Goal: Take each line containing "this" and report it exactly as written.

Entries with chart source code:
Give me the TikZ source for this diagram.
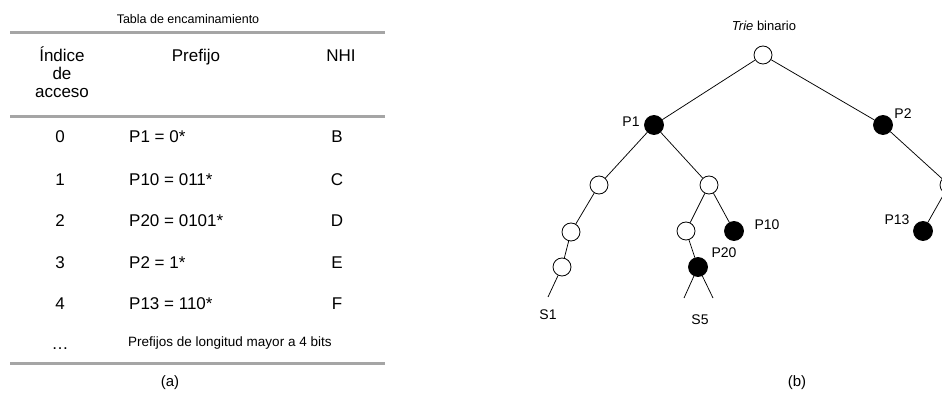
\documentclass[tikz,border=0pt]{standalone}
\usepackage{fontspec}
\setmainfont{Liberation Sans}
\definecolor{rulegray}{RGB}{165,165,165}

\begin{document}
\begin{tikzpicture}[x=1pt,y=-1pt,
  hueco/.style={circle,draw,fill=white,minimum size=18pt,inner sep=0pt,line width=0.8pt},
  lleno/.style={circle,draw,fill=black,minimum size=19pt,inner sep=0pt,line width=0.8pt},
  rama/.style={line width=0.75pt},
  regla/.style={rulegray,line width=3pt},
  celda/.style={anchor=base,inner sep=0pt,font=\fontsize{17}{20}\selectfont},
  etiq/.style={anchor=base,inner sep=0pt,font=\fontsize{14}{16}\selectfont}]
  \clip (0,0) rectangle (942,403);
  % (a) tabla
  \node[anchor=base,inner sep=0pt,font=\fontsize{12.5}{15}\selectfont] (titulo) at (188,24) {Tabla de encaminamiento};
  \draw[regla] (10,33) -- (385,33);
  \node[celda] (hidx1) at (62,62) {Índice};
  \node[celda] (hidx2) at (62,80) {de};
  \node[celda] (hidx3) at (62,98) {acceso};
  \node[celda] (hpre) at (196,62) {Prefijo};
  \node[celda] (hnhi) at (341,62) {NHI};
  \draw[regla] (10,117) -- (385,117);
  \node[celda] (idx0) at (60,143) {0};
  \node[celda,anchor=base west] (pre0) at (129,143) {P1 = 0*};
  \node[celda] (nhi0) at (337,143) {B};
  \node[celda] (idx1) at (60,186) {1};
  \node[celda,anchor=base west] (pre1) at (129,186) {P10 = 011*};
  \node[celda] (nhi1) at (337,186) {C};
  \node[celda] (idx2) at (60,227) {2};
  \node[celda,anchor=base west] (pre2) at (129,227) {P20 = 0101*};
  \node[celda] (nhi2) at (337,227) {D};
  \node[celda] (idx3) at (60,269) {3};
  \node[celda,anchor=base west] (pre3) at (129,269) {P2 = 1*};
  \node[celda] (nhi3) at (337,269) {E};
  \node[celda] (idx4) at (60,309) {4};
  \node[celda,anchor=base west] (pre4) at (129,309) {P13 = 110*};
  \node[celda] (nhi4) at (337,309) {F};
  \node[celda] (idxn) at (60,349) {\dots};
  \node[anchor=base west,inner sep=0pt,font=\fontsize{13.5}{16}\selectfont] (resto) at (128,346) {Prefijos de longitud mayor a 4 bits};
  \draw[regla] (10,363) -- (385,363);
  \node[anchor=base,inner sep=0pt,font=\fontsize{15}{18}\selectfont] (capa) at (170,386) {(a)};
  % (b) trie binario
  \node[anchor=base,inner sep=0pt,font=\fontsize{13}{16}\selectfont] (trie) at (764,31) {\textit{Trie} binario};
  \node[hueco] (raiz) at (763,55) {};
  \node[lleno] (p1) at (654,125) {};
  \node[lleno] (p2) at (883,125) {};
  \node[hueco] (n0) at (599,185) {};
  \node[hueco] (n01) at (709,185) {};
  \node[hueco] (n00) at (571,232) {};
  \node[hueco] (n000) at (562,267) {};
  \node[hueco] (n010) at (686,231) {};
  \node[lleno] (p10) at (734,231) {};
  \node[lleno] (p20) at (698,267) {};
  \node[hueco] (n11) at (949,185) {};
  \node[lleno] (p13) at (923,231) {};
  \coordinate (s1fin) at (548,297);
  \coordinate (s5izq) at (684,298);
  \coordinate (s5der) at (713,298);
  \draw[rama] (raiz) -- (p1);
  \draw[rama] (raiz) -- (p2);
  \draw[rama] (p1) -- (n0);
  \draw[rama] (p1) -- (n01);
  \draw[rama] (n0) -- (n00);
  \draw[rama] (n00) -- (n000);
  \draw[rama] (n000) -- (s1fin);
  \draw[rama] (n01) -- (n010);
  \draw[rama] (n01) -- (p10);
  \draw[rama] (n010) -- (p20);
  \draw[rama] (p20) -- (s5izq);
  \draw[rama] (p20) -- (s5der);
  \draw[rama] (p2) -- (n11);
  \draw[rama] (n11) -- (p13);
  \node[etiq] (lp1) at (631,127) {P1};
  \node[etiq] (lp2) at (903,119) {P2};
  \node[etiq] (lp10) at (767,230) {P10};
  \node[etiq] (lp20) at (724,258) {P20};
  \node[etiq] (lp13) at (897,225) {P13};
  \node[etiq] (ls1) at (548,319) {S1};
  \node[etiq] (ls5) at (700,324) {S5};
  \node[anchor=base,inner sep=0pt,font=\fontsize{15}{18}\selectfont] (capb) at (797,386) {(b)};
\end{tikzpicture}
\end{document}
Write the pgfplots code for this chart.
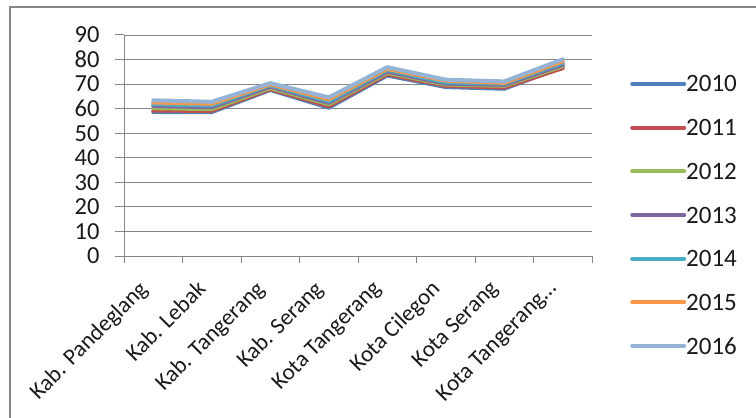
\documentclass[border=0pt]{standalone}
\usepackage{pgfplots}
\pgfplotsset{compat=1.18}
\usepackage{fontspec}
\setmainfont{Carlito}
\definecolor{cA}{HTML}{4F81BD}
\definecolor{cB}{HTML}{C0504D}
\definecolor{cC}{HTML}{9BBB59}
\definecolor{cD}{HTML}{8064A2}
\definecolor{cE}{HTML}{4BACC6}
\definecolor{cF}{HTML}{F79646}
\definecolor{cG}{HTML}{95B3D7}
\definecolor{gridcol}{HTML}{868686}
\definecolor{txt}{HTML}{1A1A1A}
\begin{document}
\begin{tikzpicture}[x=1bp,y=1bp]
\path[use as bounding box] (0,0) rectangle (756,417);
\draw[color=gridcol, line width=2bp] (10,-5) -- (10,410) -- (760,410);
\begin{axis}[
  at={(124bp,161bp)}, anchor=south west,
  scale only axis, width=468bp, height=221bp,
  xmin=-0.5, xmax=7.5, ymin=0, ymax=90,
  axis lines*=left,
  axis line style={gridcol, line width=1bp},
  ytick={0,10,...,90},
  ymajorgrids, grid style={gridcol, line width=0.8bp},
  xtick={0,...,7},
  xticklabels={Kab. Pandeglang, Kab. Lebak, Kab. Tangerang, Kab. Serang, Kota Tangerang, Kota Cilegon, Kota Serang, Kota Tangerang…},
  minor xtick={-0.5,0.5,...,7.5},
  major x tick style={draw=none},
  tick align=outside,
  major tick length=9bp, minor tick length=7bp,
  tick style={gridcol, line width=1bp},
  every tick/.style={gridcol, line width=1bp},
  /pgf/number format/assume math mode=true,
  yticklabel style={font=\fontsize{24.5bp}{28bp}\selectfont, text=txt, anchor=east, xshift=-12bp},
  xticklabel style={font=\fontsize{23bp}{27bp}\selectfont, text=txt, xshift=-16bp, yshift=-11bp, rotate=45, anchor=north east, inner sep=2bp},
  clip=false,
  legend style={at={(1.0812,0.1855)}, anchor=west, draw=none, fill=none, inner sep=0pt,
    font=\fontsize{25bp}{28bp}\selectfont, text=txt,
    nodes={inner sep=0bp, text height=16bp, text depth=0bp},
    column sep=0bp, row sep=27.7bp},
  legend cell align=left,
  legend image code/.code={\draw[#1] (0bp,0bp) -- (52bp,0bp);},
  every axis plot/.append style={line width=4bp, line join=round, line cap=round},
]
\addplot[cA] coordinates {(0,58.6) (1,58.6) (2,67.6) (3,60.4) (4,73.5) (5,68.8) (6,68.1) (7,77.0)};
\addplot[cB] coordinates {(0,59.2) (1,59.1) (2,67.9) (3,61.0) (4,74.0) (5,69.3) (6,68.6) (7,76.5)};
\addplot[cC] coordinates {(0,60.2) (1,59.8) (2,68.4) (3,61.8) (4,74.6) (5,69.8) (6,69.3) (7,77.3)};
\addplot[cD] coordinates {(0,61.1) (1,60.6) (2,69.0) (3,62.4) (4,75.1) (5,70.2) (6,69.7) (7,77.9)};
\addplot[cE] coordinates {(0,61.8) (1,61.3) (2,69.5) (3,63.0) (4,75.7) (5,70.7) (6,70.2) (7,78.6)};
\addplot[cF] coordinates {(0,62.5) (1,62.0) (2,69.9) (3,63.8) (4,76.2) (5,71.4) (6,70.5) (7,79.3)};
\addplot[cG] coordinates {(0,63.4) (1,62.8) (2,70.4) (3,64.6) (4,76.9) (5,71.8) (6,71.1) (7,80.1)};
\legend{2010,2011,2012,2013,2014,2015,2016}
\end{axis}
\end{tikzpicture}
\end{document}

Solution:
Give me the TikZ source for this diagram.
Write the pgfplots code for this chart.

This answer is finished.